O Brexit mostrou que a classe trabalhadora britânica não quer a EU, que a UE não é um projeto popular e que nunca o foi no Reino Unido. A UE foi um projeto da classe média britânica. E eu acho que o que sempre aconteceu no Reino Unido é transportável para muitos países: a União Europeia nunca foi um projeto das classes populares.
Será que as piores consequências chegarão quando o mecanismo para sair da EU for activado?
Após a votação foi dito que o Brexit seria o fim do mundo e que haveria uma recessão massiva, fuga de capitais e dificuldades económicas. Até agora nada disso aconteceu. Obviamente, quando se iniciar o processo de desconexão haverá efeitos negativos, mas até agora têm sido exagerados. A catástrofe que era anunciada não está a ocorrer. O pensamento entre muita gente é: “Se isto é o que acontece quando decides sair, onde está o desastre?”
Haverá efeitos complexos e negativos sobre a economia. Desmantelar todo um sistema legal/jurídico estabelecido vai ser uma tarefa difícil, porque a legislação europeia afeta muitos aspetos da vida. Os acordos comerciais e as operações financeiras serão afetados ainda não se sabe muito bem como.

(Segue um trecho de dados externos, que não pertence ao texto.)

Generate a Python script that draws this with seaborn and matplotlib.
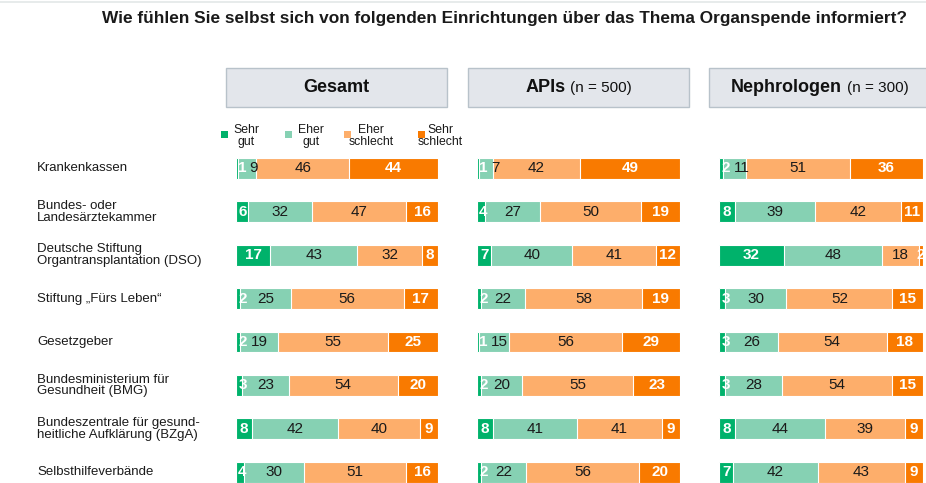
import numpy as np
import matplotlib
matplotlib.use("Agg")
import matplotlib.pyplot as plt
import matplotlib.transforms as mtransforms
from matplotlib.patches import Rectangle
from matplotlib.lines import Line2D
import seaborn as sns

# Daten
institutions = [
    "Krankenkassen",
    "Bundes- oder\nLandesärztekammer",
    "Deutsche Stiftung\nOrgantransplantation (DSO)",
    "Stiftung \u201eFürs Leben\u201c",
    "Gesetzgeber",
    "Bundesministerium für\nGesundheit (BMG)",
    "Bundeszentrale für gesund-\nheitliche Aufklärung (BZgA)",
    "Selbsthilfeverbände",
]
categories = ["Sehr\ngut", "Eher\ngut", "Eher\nschlecht", "Sehr\nschlecht"]

gesamt_sehr_gut = [1, 6, 17, 2, 2, 3, 8, 4]
gesamt_eher_gut = [9, 32, 43, 25, 19, 23, 42, 30]
gesamt_eher_schlecht = [46, 47, 32, 56, 55, 54, 40, 51]
gesamt_sehr_schlecht = [44, 16, 8, 17, 25, 20, 9, 16]

apis_sehr_gut = [1, 4, 7, 2, 1, 2, 8, 2]
apis_eher_gut = [7, 27, 40, 22, 15, 20, 41, 22]
apis_eher_schlecht = [42, 50, 41, 58, 56, 55, 41, 56]
apis_sehr_schlecht = [49, 19, 12, 19, 29, 23, 9, 20]

neph_sehr_gut = [2, 8, 32, 3, 3, 3, 8, 7]
neph_eher_gut = [11, 39, 48, 30, 26, 28, 44, 42]
neph_eher_schlecht = [51, 42, 18, 52, 54, 54, 39, 43]
neph_sehr_schlecht = [36, 11, 2, 15, 18, 15, 9, 9]

panels = [
    ("Gesamt", "", [gesamt_sehr_gut, gesamt_eher_gut, gesamt_eher_schlecht, gesamt_sehr_schlecht]),
    ("APIs", "(n = 500)", [apis_sehr_gut, apis_eher_gut, apis_eher_schlecht, apis_sehr_schlecht]),
    ("Nephrologen", "(n = 300)", [neph_sehr_gut, neph_eher_gut, neph_eher_schlecht, neph_sehr_schlecht]),
]

colors = ["#00B26B", "#86D1B3", "#FDAE6B", "#F97A00"]

sns.set_theme(style="white")
plt.rcParams['font.family'] = ['Liberation Sans', 'DejaVu Sans']

W, H = 926, 483
fig = plt.figure(figsize=(W / 100, H / 100), dpi=100)


def fx(px):
    return px / W


def fy(py):
    return 1 - py / H


# Titel
fig.text(fx(907), fy(19), "Wie fühlen Sie selbst sich von folgenden Einrichtungen über das Thema Organspende informiert?",
         ha="right", va="center", fontsize=12.4, fontweight="bold", color="#1a1a1a")
fig.add_artist(Line2D([0, 1], [fy(2), fy(2)], color="#e3e8e8", lw=1.2))

# Kopfzeilen
boxes = [(226, 447), (468, 689), (709, 940)]
renderer = fig.canvas.get_renderer()
for (bold, normal, _), (x0, x1) in zip(panels, boxes):
    fig.add_artist(Rectangle((fx(x0), fy(107)), fx(x1 - x0), 39 / H,
                             facecolor="#E3E6EB", edgecolor="#B8C2CA", lw=1))
    cx = (x0 + x1) / 2 if x1 < W else x0 + (689 - 468) / 2
    tb = fig.text(0, fy(88), bold, fontsize=13, fontweight="bold", va="center", ha="left", color="#111111")
    parts = [tb]
    if normal:
        tn = fig.text(0, fy(88), normal, fontsize=11, va="center", ha="left", color="#111111")
        parts.append(tn)
    widths = [p.get_window_extent(renderer).width for p in parts]
    gap = 5 if normal else 0
    total = sum(widths) + gap
    start = cx - total / 2
    tb.set_x(fx(start))
    if normal:
        parts[1].set_x(fx(start + widths[0] + gap))

# Legende
leg_sq = [221, 285, 344, 418]
leg_txt = [246, 311, 371, 440]
for c, sx, tx, lab in zip(colors, leg_sq, leg_txt, categories):
    fig.add_artist(Rectangle((fx(sx), fy(138)), fx(7), 7 / H, facecolor=c, edgecolor="none"))
    fig.text(fx(tx), fy(136), lab, ha="center", va="center", fontsize=8.8,
             linespacing=0.95, multialignment="center", color="#1a1a1a")

# Balken
axes_pos = [(236, 202), (477, 203), (719, 204)]
top_px = 146.8
digit_w = 4.2  # Breite einer Ziffer in Datenunits

for (bold, normal, series), (ax_x, ax_w) in zip(panels, axes_pos):
    ax = fig.add_axes([fx(ax_x), 0, fx(ax_w), (H - top_px) / H])
    vals = np.array(series, dtype=float).T
    widths = vals / vals.sum(axis=1, keepdims=True) * 100
    cum = widths.cumsum(axis=1)
    for k in reversed(range(4)):
        sns.barplot(x=cum[:, k], y=institutions, color=colors[k], orient="h",
                    width=0.48, saturation=1, edgecolor="white", linewidth=0.8, ax=ax)
    ax.set_xlim(0, 100)
    ax.set_ylim(7.25, -0.5)
    ax.axis("off")

    for i in range(len(institutions)):
        prev_right = None
        for k in range(4):
            v = int(vals[i, k])
            center = cum[i, k] - widths[i, k] / 2
            half = len(str(v)) * digit_w / 2
            x = center
            if k == 0:
                x = max(center, 3.2)
            elif k == 1 and prev_right is not None:
                x = max(center, prev_right + 1.5 + half)
            if k == 0:
                prev_right = x + half
            white = k in (0, 3)
            ax.text(x, i, str(v), ha="center", va="center", fontsize=11,
                    fontweight="bold" if white else "normal",
                    color="white" if white else "#1a1a1a", zorder=5, clip_on=True)

    if ax_x == 236:
        trans = mtransforms.blended_transform_factory(fig.transFigure, ax.transData)
        for i, name in enumerate(institutions):
            ax.text(fx(37), i, name, transform=trans, ha="left", va="center",
                    fontsize=9.5, linespacing=0.95, color="#1a1a1a", clip_on=False)

fig.savefig("out.png", dpi=100)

Esperava-se a vitória do Brexit?
A classe dominante britânica não queria o Brexit. A City de Londres e os poderosos queriam ficar. Foi uma surpresa e as elites não estavam preparadas porque o Brexit foi um voto popular. Politicamente, o Brexit contribuiu para acabar com a divisão do partido conservador em relação à Europa. Agora, os conservadores são mais fortes.
Pelo contrário, a esquerda parece totalmente desnorteada.
O Labour não tem nada claro e está dividido. A esquerda no Reino Unido está em crise porque não sabe o que dizer sobre a Europa. Ela não tem propostas radicais para as pessoas. Alguns acreditam que é possível voltar à U.E para a reformar, o que não faz sentido nenhum. Isso nunca vai acontecer, e caso se voltasse atrás, isso só agravaria a vida dos trabalhadores, que votaram contra a UE.
Esta situação demonstra que um dos problemas da esquerda europeia é que perdeu a confiança nos trabalhadores. Uma parte do Laborismo, em vez de propor um programa de abandono da austeridade e promoção do investimento público e distribuição da riqueza coloca os seus esforços para voltar a uma instituição que os próprios trabalhadores rejeitaram e a promover outro referendo. Politicamente não faz sentido. Neste contexto, a extrema-direita está a ganhar as classes trabalhadoras britânicas. Isto é terrível e o pior é que está a acontecer o mesmo na maioria dos países europeus.